Buying a property? Did you check out the neighbourhood nutcases?
There is nothing like finding out you have a neighbour from hell, after moving in.
First make sure you are not the bad neighbour!
Let’s briefly go through what should you do before choosing to buy a house in a location you are not familiar with:
Cruise the neighbourhood at night
It pays to drive around not only one block but around 4 blocks to learn about your neighbourhood.
Listen for noise level, TV music, machinery
Look for roaming cats and dogs, tidy or over grown lawns. Tidy fenced or unfenced yards.
Look for burning tyres marks on the roads, particularly at intersections – they are certainly a nightmare at 2am when you have work the next day.
Have a chat with the local dairy owner or shops
Ask them about the neighbourhood and if the conversation goes well ask if they know anything about the house for sale and the neighbourhood.
google the address to check out the area. With google maps you can view how tidy backyards or empty lots that looks like landfills.

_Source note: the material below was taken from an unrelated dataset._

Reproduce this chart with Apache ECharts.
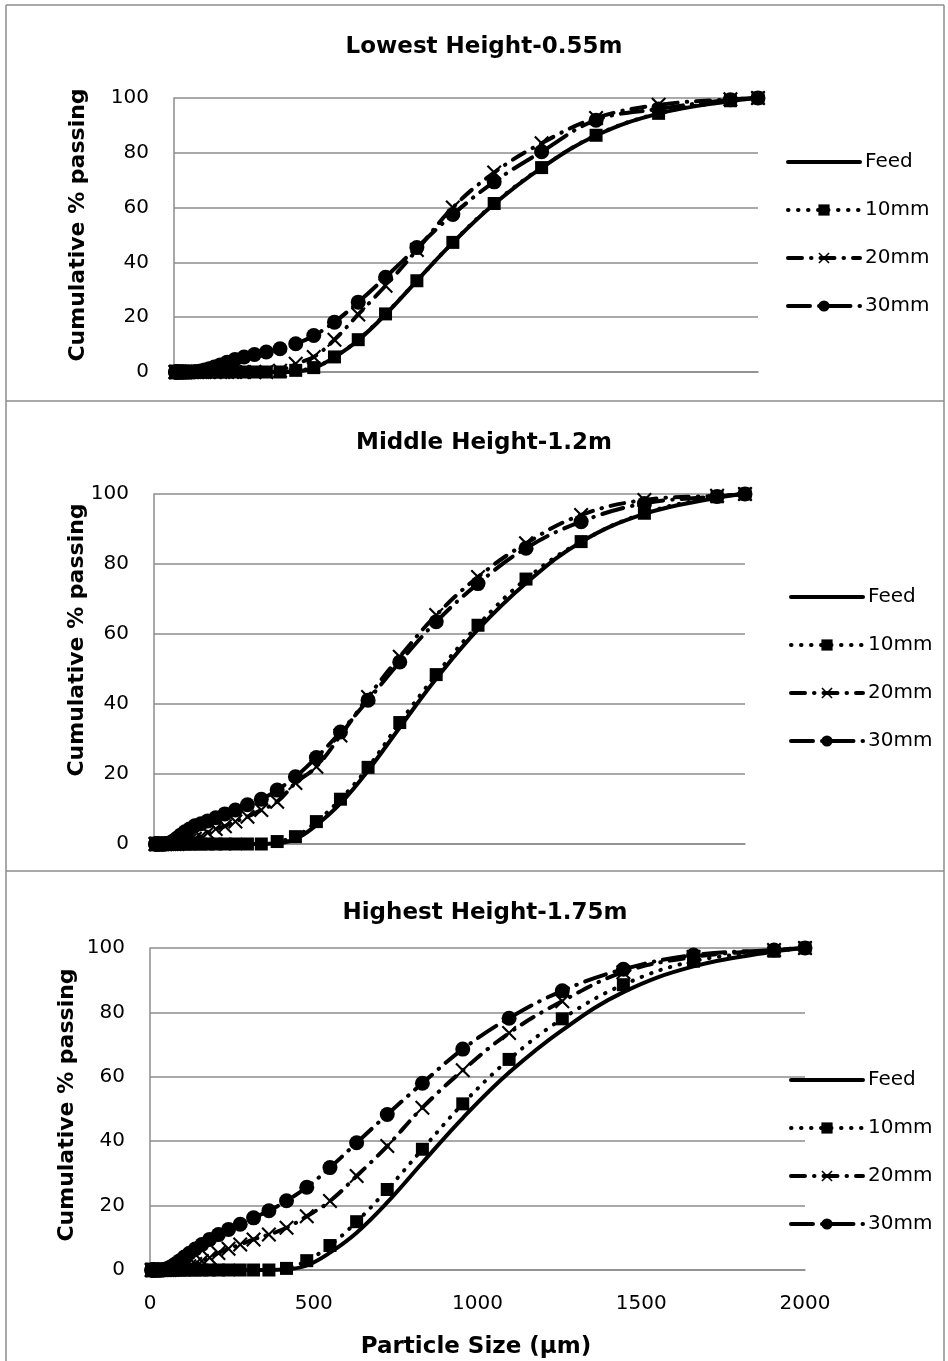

if you have children or for your own safety check the sex offenders register.
Check the police website
The website can provide the crime level statistics in the area, the local constable will have reports of burglaries and stolen or vandalised cars.
Who you would like to avoid as neighbours, assuming you are not one of them;
for your safety, peaceful enjoyment of life and for the preservation of your property's future value:
The racquet makers:
Screaming: mom, dad, kids, fighting spouses, horn punches and tire squealing drivers, loud music fanatics and late-night partiers.
Boundary fence critics: Someone who trims boundary trees and then sends you the bill.
The slob: The neighbour who enjoys overgrown lawn and leaves trash on their front yard.
The inconsiderate pet owner: the owner who leaves their pets roaming to use the neighbourhood lawns' as toilet. For those who don't know, you can get your pets trained and buy them a litter tray.
The extreme weirdos: Drunks, “teeny” houses, the gang members and drug dealers and the ones who never say hello.
Well, if you are already into this unsavoury situation, try one of these strategies:
Say hello and make time to talk about the issue bothering you.
No finger pointing or accusations; keep to how the problem bothers you and suggest some solutions.
Write them a polite letter – be prepared they might choose not to respond
For animals – you can call the council for animal control – they will probably refer you to the SPCA.
Trash – can cause mice infestations, make a call to your local council for guidance.
For noise call Noise Control, the number should be on your council website. The noise has to be at a certain level for the police to act.
Boundaries, fence and encroachments:
First refer to your title and title plan, if that is too complicate, have a chat with your solicitor.
Here is a tip from NZ District law society:
“An encroachment is technically a trespass for which the encroaching owner is legally responsible, whether or not they erected the building or fence. The court has certain powers to help in the case of encroachments. Your lawyer can advise you about these.”
Of course it will cost you a fee even if you are not the ‘encroacher’
There are several legal remedies available in neighbourhood disputes (exert from https://www.lawsociety.org.nz/for-the-public/common-legal-issues/disputes-between-your-neighbours:
When the argument is over fences, boundaries or encroachments, the Fencing Act or the Property Law Act applies.
In cases of private nuisance, the court can grant an injunction (an order directing the nuisance to cease) and award damages.
If the activity is contrary to local bylaws or district or regional plans or other regulations, the local council concerned has responsibility to prosecute, but you may still need a lawyer’s assistance to pursue your legal rights.
Neighbourhood disputes are ideally suited to mediation. Your lawyer can suggest a suitable mediator
When you do discuss with your neighbour please assume good intentions and be sympathetic if your neighbour complains. You could also document everything just in case the situation turns sour.
Noise from parties, stereos, power tools, lawnmowers and chainsaws are part and parcel of urban life. But sometimes the volume or timing of the noise makes it illegal.
Being a good neighbour is caring about the whole neighbourhood's health one lives in and it is the main reason a suburb becomes popular and exclusive as most people would like to move into such neighbourhood.
It is good to know that under the Resource Management Act and Health Act owners as well as tenants have a duty to avoid making "unreasonable" or "excessive" noise and creating hazards.